Pick a random generator that is as fast and as good as you need it to be, and that isn't slowed down to a tiny fraction of its normal speed by thread safety mechanisms. Then pick a method of generating the [1..6] integer distribution that is a fast and as precise as you need it to be.
The fastest simple generator that is of sufficiently high quality to beat standard tests for PRNGs like TestU01 (instead of failing systematically, like the Mersenne Twister) is Sebastiano Vigna's xorshift64*. I'm showing it as C code but Sebastiano has it in Java as well:
uint64_t xorshift64s (int64_t &x)
{
x ^= x >> 12;
x ^= x << 25;
x ^= x >> 27;
return x * 2685821657736338717ull;
}
Sebastiano Vigna's site has lots of useful info, links and benchmark results.

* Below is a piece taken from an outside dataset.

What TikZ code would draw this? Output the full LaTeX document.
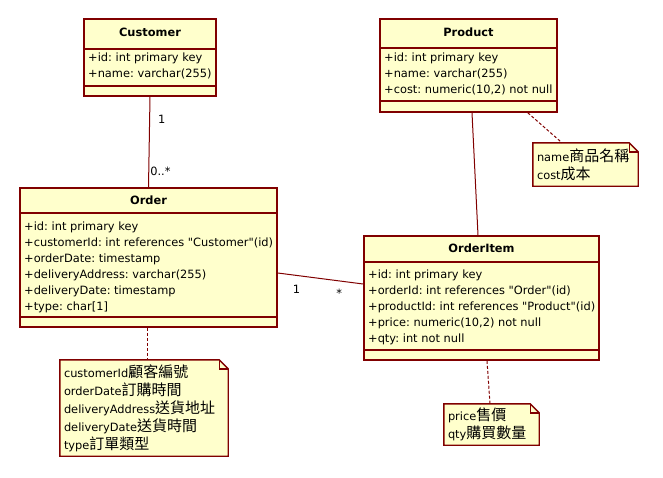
\documentclass[tikz,border=0pt]{standalone}
\usepackage{fontspec}
\setmainfont{DejaVu Sans}[Ligatures=TeXOff]
\newfontfamily\cjkfont{Noto Sans CJK TC}
\usetikzlibrary{positioning,backgrounds}

\definecolor{umlred}{RGB}{128,0,0}
\definecolor{umlyellow}{RGB}{255,255,204}
\newcommand{\zh}[1]{{\fontsize{15}{18}\cjkfont #1}}
\frenchspacing

\begin{document}
\begin{tikzpicture}[x=1pt,y=-1pt,
  every node/.style={font=\fontsize{11.4}{16}\selectfont,inner sep=0pt},
  classbox/.style={draw=umlred,fill=umlyellow,line width=1.6pt},
  classsep/.style={draw=umlred,line width=1.6pt},
  classhead/.style={font=\fontsize{11.4}{16}\selectfont\bfseries},
  classattr/.style={align=left,anchor=west},
  notebox/.style={align=left,inner xsep=4pt,font=\fontsize{11.4}{18}\selectfont},
  noteline/.style={draw=umlred,fill=umlyellow,line width=1.4pt},
  assoc/.style={draw=umlred,line width=1pt},
  anchorline/.style={draw=umlred,line width=1pt,dash pattern=on 3pt off 2pt}]
\useasboundingbox (0,0) rectangle (663,477);
% Customer
\node [classbox,minimum width=132,minimum height=77] (customer) at (150,57.5) {};
\node [classhead] (customerhead) at (150,32) {Customer};
\draw [classsep] (84,49) -- (216,49);
\draw [classsep] (84,86) -- (216,86);
\node [classattr] (customerattr) at (88,66) {+id: int primary key\\+name: varchar(255)};
% Product
\node [classbox,minimum width=177,minimum height=93] (product) at (468.5,65.5) {};
\node [classhead] (producthead) at (468.5,32) {Product};
\draw [classsep] (380,48) -- (557,48);
\draw [classsep] (380,101) -- (557,101);
\node [classattr] (productattr) at (384,74) {+id: int primary key\\+name: varchar(255)\\+cost: numeric(10,2) not null};
% Order
\node [classbox,minimum width=257,minimum height=139] (order) at (148.5,257.5) {};
\node [classhead] (orderhead) at (148.5,200) {Order};
\draw [classsep] (20,213) -- (277,213);
\draw [classsep] (20,317) -- (277,317);
\node [classattr] (orderattr) at (24,267) {+id: int primary key\\+customerId: int references "Customer"(id)\\+orderDate: timestamp\\+deliveryAddress: varchar(255)\\+deliveryDate: timestamp\\+type: char[1]};
% OrderItem
\node [classbox,minimum width=235,minimum height=124] (orderitem) at (481.5,298) {};
\node [classhead] (orderitemhead) at (481.5,248) {OrderItem};
\draw [classsep] (364,262) -- (599,262);
\draw [classsep] (364,350) -- (599,350);
\node [classattr] (orderitemattr) at (368,307) {+id: int primary key\\+orderId: int references "Order"(id)\\+productId: int references "Product"(id)\\+price: numeric(10,2) not null\\+qty: int not null};
% notes
\node [notebox,text width=160,minimum height=96] (ordernote) at (144,408) {customerId\zh{顧客編號}\\orderDate\zh{訂購時間}\\deliveryAddress\zh{送貨地址}\\deliveryDate\zh{送貨時間}\\type\zh{訂單類型}};
\node [notebox,text width=87,minimum height=41] (pricenote) at (491.5,424.5) {price\zh{售價}\\qty\zh{購買數量}};
\node [notebox,text width=97,minimum height=43] (namenote) at (585.5,164.5) {name\zh{商品名稱}\\cost\zh{成本}};
\begin{scope}[on background layer]
\foreach \n in {ordernote,pricenote,namenote} {
  \draw [noteline] (\n.north west) -- ([xshift=-9pt]\n.north east) -- ([yshift=-9pt]\n.north east) -- (\n.south east) -- (\n.south west) -- cycle;
  \draw [noteline,fill=none] ([xshift=-9pt]\n.north east) |- ([yshift=-9pt]\n.north east);
}
\end{scope}
% associations
\draw [assoc] (customer.south) -- node [pos=0.25,right=8pt] (custone) {1} node [pos=0.83,right=1pt] (custmany) {0..*} (order.north);
\draw [assoc] ([yshift=-15.5pt]order.east) -- node [pos=0.22,below=9pt] (orderone) {1} node [pos=0.72,below=8pt] (ordermany) {*} ([yshift=14pt]orderitem.west);
\draw [assoc] ([xshift=3.5pt]product.south) -- ([xshift=-3.5pt]orderitem.north);
% note anchors
\draw [anchorline] ([xshift=-1.5pt]order.south) -- ([xshift=3pt]ordernote.north);
\draw [anchorline] ([xshift=5.5pt]orderitem.south) -- ([xshift=-1.5pt]pricenote.north);
\draw [anchorline] ([xshift=-30pt]product.south east) -- ([xshift=-23.5pt]namenote.north);
\end{tikzpicture}
\end{document}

Including papers, for the mathematically inclined.
At that high resolution you can simply use 1 + xorshift64s(state) % 6
and the bias will be immeasurably small. If that is not fast enough, implement the modulo division by multiplication with the inverse. If that is not fast enough - if you cannot afford two MULs per variate - then it gets tricky and you need to come back here. xorshift1024* (Java) plus some bit trickery for the variate would be an option.
Batching - generating an array full of numbers and processing that, then refilling the array and so on - can unlock some speed reserves. Needlessly wrapping things in classes achieves the opposite.
P.S.: if ThreadLocalRandom and xorshift* are not fast enough for your purposes even with batching then you might be going about things in the wrong way, or you might be doing it in the wrong language. Or both.
P.P.S.: in languages like Java (or C#, or Delphi), abstraction is not free, it has a cost. In Java you also have to reckon with things like mandatory gratuitous array bounds checking, unless you have a compiler that can eliminate those checks. Teasing high performance out of a Java program can get very involved... In C++ you get abstraction and performance for free.